“After all,” says Gar Alperovitz in a new interview just up at Solidarity Hall, “half the society at any one time is not part of that worker ownership–” even, that is, if every worker had an ownership share in his or her company. There are all those toddlers and housewives and angst-ridden pre-teens running around, not being employee-owners.

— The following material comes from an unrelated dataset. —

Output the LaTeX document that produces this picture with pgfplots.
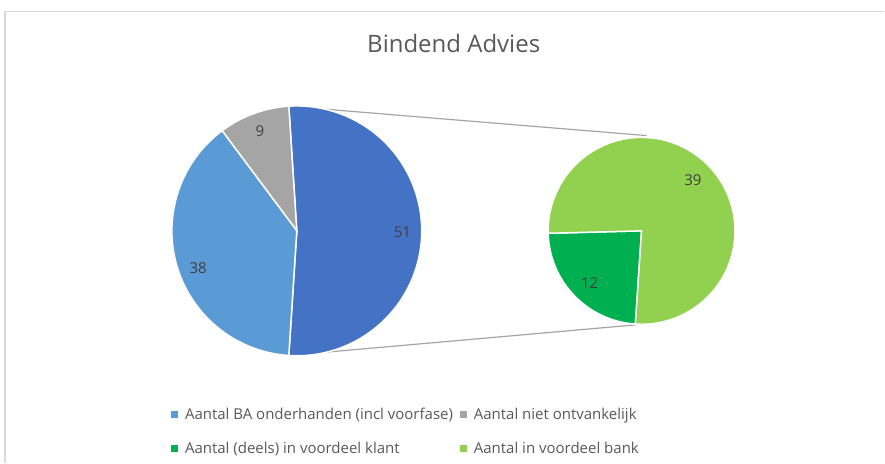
\documentclass[border=0pt]{standalone}
\usepackage{pgfplots}
\pgfplotsset{compat=1.18}
\usepackage{pgfplotstable}
\usepackage{fontspec}
\setmainfont{Open Sans}
\definecolor{cBA}{HTML}{5B9BD5}
\definecolor{cOther}{HTML}{4472C4}
\definecolor{cNiet}{HTML}{A5A5A5}
\definecolor{cKlant}{HTML}{00B050}
\definecolor{cBank}{HTML}{92D050}
\definecolor{cTxt}{HTML}{404040}
\definecolor{cTitle}{HTML}{595959}
\definecolor{cFrame}{HTML}{D9D9D9}

\pgfplotstableread{
name value
BA 38
niet 9
}\maindata
\pgfplotstableread{
name value
klant 12
bank 39
}\subdata

\begin{document}
\begin{tikzpicture}
\pgfplotstablegetelem{0}{value}\of\maindata \let\vBA\pgfplotsretval
\pgfplotstablegetelem{1}{value}\of\maindata \let\vNiet\pgfplotsretval
\pgfplotstablegetelem{0}{value}\of\subdata \let\vKlant\pgfplotsretval
\pgfplotstablegetelem{1}{value}\of\subdata \let\vBank\pgfplotsretval
\pgfmathtruncatemacro\vOther{\vKlant+\vBank}
\pgfmathsetmacro\tot{\vBA+\vNiet+\vOther}
\pgfmathsetmacro\aOther{\vOther/\tot*360}
\pgfmathsetmacro\aS{-\aOther/2}
\pgfmathsetmacro\aE{\aOther/2}
\pgfmathsetmacro\aNiet{\aE+\vNiet/\tot*360}
\pgfmathsetmacro\aBA{360+\aS}
\pgfmathsetmacro\bS{181.5}
\pgfmathsetmacro\bE{\bS+\vKlant/\vOther*360}
\pgfmathsetmacro\bF{\bS+360}
\begin{axis}[width=885bp, height=463bp, scale only axis,
  xmin=0, xmax=885, ymin=0, ymax=463, hide axis, clip=false]
% background and frame
\path[fill=white] (axis cs:0,0) rectangle (axis cs:885,463);
\draw[cFrame, line width=1.2bp] (axis cs:5,0) -- (axis cs:5,451.5) -- (axis cs:885,451.5);
% title
\node[anchor=base, text=cTitle, font=\fontsize{24bp}{28bp}\selectfont] at (axis cs:454,410) {Bindend Advies};
% connector lines
\draw[cNiet, line width=1.2bp] (axis cs:289,356.7) -- (axis cs:647,327.3);
\draw[cNiet, line width=1.2bp] (axis cs:289,107.3) -- (axis cs:637,138);
% main pie
\filldraw[fill=cOther, draw=white, line width=1.5bp] (axis cs:297,232) -- ++(\aS:125bp) arc[start angle=\aS, end angle=\aE, radius=125bp] -- cycle;
\filldraw[fill=cNiet, draw=white, line width=1.5bp] (axis cs:297,232) -- ++(\aE:125bp) arc[start angle=\aE, end angle=\aNiet, radius=125bp] -- cycle;
\filldraw[fill=cBA, draw=white, line width=1.5bp] (axis cs:297,232) -- ++(\aNiet:125bp) arc[start angle=\aNiet, end angle=\aBA, radius=125bp] -- cycle;
% second pie
\filldraw[fill=cKlant, draw=white, line width=1.5bp] (axis cs:642,232) -- ++(\bS:93.5bp) arc[start angle=\bS, end angle=\bE, radius=93.5bp] -- cycle;
\filldraw[fill=cBank, draw=white, line width=1.5bp] (axis cs:642,232) -- ++(\bE:93.5bp) arc[start angle=\bE, end angle=\bF, radius=93.5bp] -- cycle;
% data labels
\begin{scope}[every node/.style={text=cTxt, font=\fontsize{15bp}{18bp}\selectfont}]
\node at (axis cs:402.7,230.3) {\vOther};
\node at (axis cs:260,331.3) {\vNiet};
\node at (axis cs:198.3,194.7) {\vBA};
\node at (axis cs:693.3,283) {\vBank};
\node at (axis cs:590,179.7) {\vKlant};
\end{scope}
% legend
\begin{scope}[every node/.style={text=cTitle, font=\fontsize{15bp}{18bp}\selectfont, anchor=mid west, inner sep=0pt}]
\fill[cBA] (axis cs:171.5,44.5) rectangle (axis cs:178.5,51.5);
\node at (axis cs:185,46) {Aantal BA onderhanden (incl voorfase)};
\fill[cNiet] (axis cs:460.5,44.5) rectangle (axis cs:467.5,51.5);
\node at (axis cs:474,46) {Aantal niet ontvankelijk};
\fill[cKlant] (axis cs:171.5,10.5) rectangle (axis cs:178.5,17.5);
\node at (axis cs:185,12) {Aantal (deels) in voordeel klant};
\fill[cBank] (axis cs:460.5,10.5) rectangle (axis cs:467.5,17.5);
\node at (axis cs:474,12) {Aantal in voordeel bank};
\end{scope}
\end{axis}
\end{tikzpicture}
\end{document}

It’s an excellent point, and highlights some of the limitations of traditional co-ops: a co-op can easily become its own interest-group within a wider society, and engage in rent-seeking in the political sphere just as much as a traditionally owned company can. A co-op might even (gasp) engage in Ruthless Business Practices at the expense of its neighbors. Here, as with democracy itself, a particular economic or political structure does not solve every problem with human nature and human society. If you thought it would, check your assumptions, kid. You can’t program in solidarity with the right kind of business plan, or the right kind of constitution. And the good that is represented by the democratically-run co-op, if it were absolutized, preclude other kinds of goods, such as those represented by a benevolently run traditionally-owned factory. Democracy is a good: but so too is hierarchy, as David Koyzis highlights in this review (from Commentary, Cardus.ca’s mag) of Up With Authority, by Victor Lee Austin. A review which makes me want to not just buy the book, but take the F train to St. Thomas and stalk the priest who wrote the thing. You know, stalk in a nice way, though. Stalk as in bring cookies to.
But– again as usual– just because we can’t engineer a perfect world via employee ownership (or hierarchical structures, for that matter), doesn’t mean that good business plans and good constitutions or traditions of community organizing aren’t, in fact, good. And, in fact, worth pursuing, rather than pursuing bad ones, say. And that’s the work that Gar Alperovitz has been highlighting throughout his career.
Check out the interview, and don’t let the perfect be the enemy of the good. After all, if we believed we COULD knock together a utopia on a weekend with the correct model of employee ownership, we would be sorely tempted to worship ESOPs, which aren’t even shiny, like your average golden calf. And that wouldn’t go well, as idolatry generally doesn’t.